The situation was perfectly suited for an engineering student like Huerta who was hungry to use his skills to better the world. So, he, along with peers Swaroon Sridhar, Varendra Silva, Paul Strong and Vid Micevic, immediately set out to create water filter prototypes.

The team brought with it a go-big-or-go-home mindset. If they could engineer one solution, why not develop more? This thinking was further encouraged by ASU, which brought helpful resources to the table. Engineering professors helped refine filter designs. Mentorship from ASU’s Ira A. Fulton Schools of Engineering Startup Center is helping Huerta and his team shape a sustainable nonprofit. And seed capital — from dozens of private donors — was channeled through ASU’s crowdfunding website, PitchFunder.

“It’s that idea that you can do well and do good,” said Brent Sebold, director of the Fulton Startup Center and director for venture development for ASU E+I (Entrepreneurship + Innovation). “It’s why we value entrepreneurship at ASU. It’s not just capitalism, but endeavors to change the world for the better.”

A critical pivot

With the encouragement and mentorship of EPICS program leaders, the team developed an effective prototype involving two five-gallon buckets, a sand filter, oxidation tanks and carbon steel shavings to filter arsenic. Thirty-three is arsenic’s atomic number, so the name “33 Buckets” for the organization was born.

However, the group’s Bangladesh trip in the summer of 2012 brought valuable and somewhat painful lessons. Arsenic wasn’t the true contaminant after all; it was E. coli. Even more, these bright young engineering minds learned quickly that the technology to filter many different water contaminants already existed. Getting clean water to communities in need meant setting up the right system for the situation and, more importantly, putting a plan in place to sustain that system for years to come.

“As an engineer, you want a lot of times to create innovative technology, but that’s not what’s really needed here,” Huerta added. “It was a matter of getting the right technology to the places that needed it [and] … putting someone in a position to operate and manage it.”

33 Buckets learned that a suitable technology was available in the nearby capital of Dhaka and through local university contacts, an entrepreneur was found to help maintain and run a filtration system on the school site.
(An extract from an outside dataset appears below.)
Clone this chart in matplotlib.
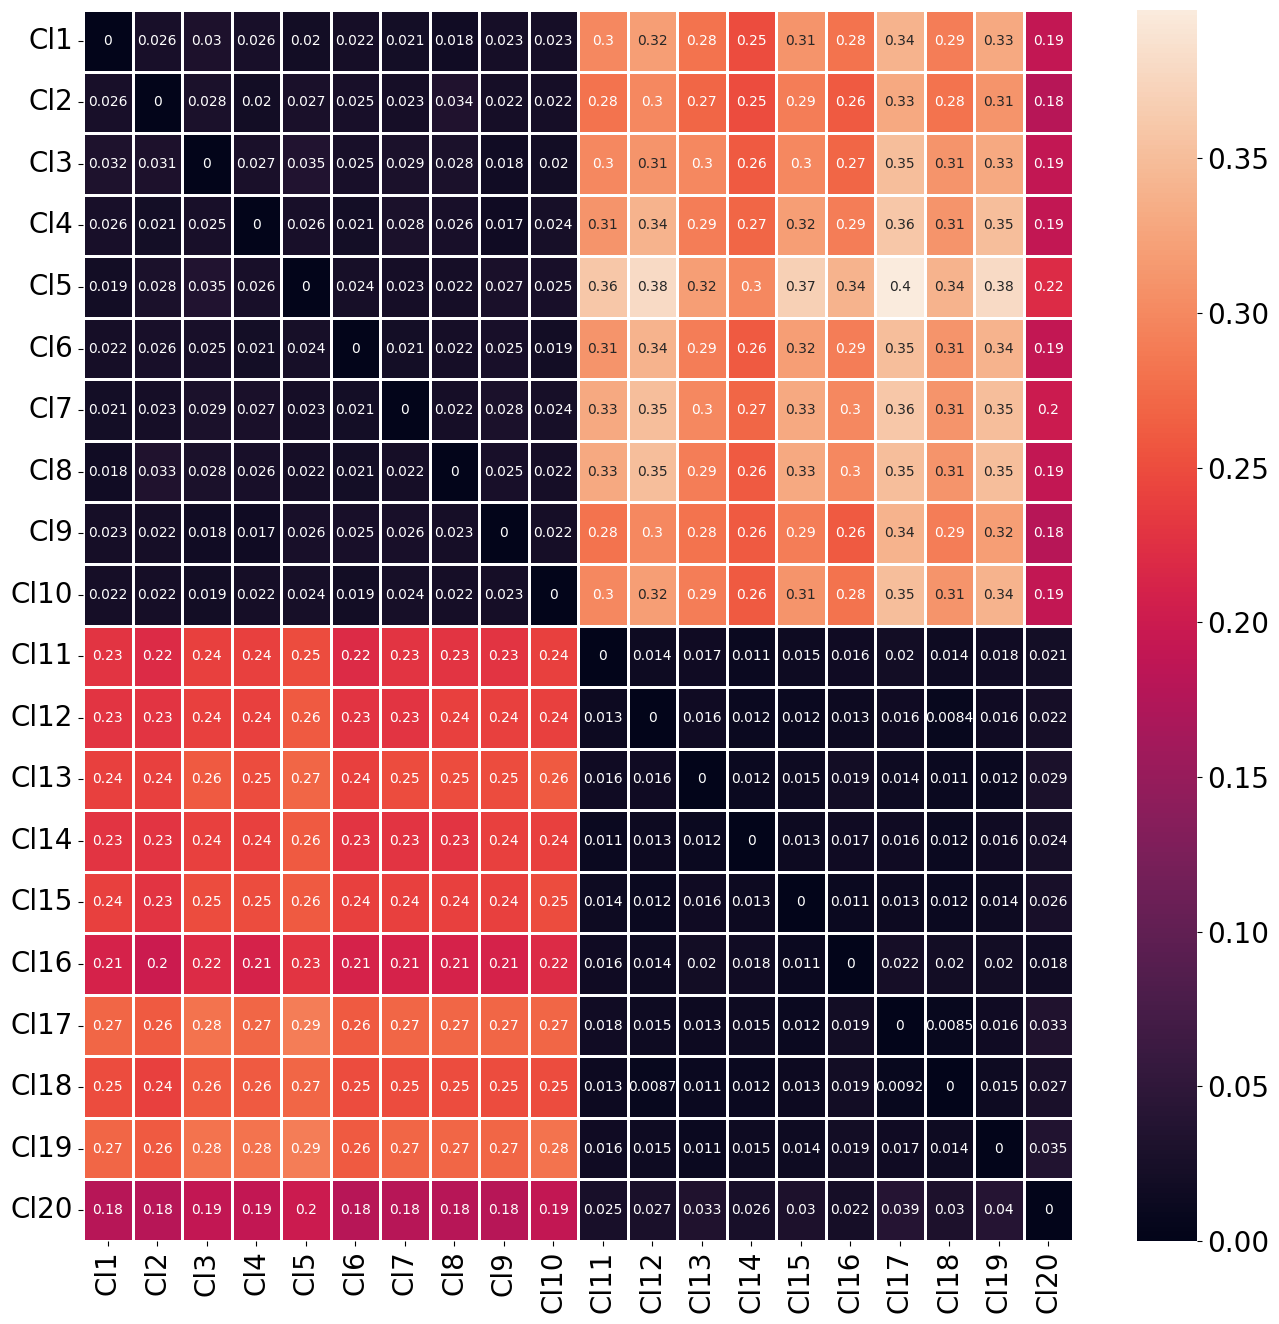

Finding all the right pieces and implementing the plan took considerable time; but after three years, in the winter of 2015, 33 Buckets finally installed a system that now produces 2,000 to 4,000 gallons of clean water per day. The clean water is then sold well below market rate and the funds are used to maintain the filtration system, develop new ones and fund school programs as well. Beyond the 900 girls at the school, clean water now reaches more than 12,000 people in the area.

After Bangladesh, the group pressed on. In 2016, 33 Buckets developed successful filtration systems in villages in the Dominican Republic and Peru, some of whose water supply saw more than 200 times the acceptable E. coli levels (according to World Health Organization standards). Each village poses unique challenges that drive, instead of discourage, Huerta.
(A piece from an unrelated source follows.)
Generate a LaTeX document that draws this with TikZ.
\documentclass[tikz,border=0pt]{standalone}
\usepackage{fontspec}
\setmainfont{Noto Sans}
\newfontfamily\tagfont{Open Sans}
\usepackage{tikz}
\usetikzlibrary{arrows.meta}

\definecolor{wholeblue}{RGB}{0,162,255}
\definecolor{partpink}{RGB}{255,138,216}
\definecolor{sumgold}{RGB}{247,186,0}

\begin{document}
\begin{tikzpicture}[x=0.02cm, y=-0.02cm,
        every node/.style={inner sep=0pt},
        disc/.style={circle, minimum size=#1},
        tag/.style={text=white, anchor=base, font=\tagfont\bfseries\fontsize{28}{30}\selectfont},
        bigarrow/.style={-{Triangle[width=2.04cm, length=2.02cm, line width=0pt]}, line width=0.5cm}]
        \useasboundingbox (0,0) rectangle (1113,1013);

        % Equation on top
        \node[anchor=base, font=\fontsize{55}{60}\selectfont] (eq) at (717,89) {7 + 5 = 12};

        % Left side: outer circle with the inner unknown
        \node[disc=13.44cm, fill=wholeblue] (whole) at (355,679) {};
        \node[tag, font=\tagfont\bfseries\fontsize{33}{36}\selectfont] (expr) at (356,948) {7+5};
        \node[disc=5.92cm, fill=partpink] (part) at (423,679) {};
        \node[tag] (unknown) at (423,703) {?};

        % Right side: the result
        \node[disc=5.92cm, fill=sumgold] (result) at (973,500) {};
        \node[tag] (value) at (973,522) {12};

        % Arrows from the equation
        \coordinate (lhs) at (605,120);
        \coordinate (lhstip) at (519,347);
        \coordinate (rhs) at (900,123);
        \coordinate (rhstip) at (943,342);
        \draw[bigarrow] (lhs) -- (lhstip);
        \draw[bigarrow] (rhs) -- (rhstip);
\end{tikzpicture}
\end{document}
“We learned so much implementing that first project (in Bangladesh). … We were a lot more efficient in terms of how fast we could complete the next two,” he added.

These early experiences also helped to establish a valuable relationship with Peruvian government leaders, who may hire the team as consultants to help more villages. If this happens, the team could market itself as global water consultants to governments around the world.

Keeping the momentum

Along the way, ASU business and entrepreneurship professors taught Huerta and other team members to effectively pitch the 33 Buckets concept. These skills have helped them earn tens of thousands of dollars in seed money through crowdfunding, partnerships with private companies, and entrepreneurship contests. Now, Huerta and his team must also focus on a more sustainable financial plan for 33 Buckets.

“It’s difficult for students to wrap their heads around a nonprofit needing a viable business model,” Sebold said, while also noting how impressed he is with the group’s willingness to learn how a business mindset is needed for some aspects of running a nonprofit.

And a contract with the Peruvian government, Huerta understands, would be that first critical piece of business that propels 33 Buckets from a great idea with a lot of heart to a long-term clean water solution that helps millions of people.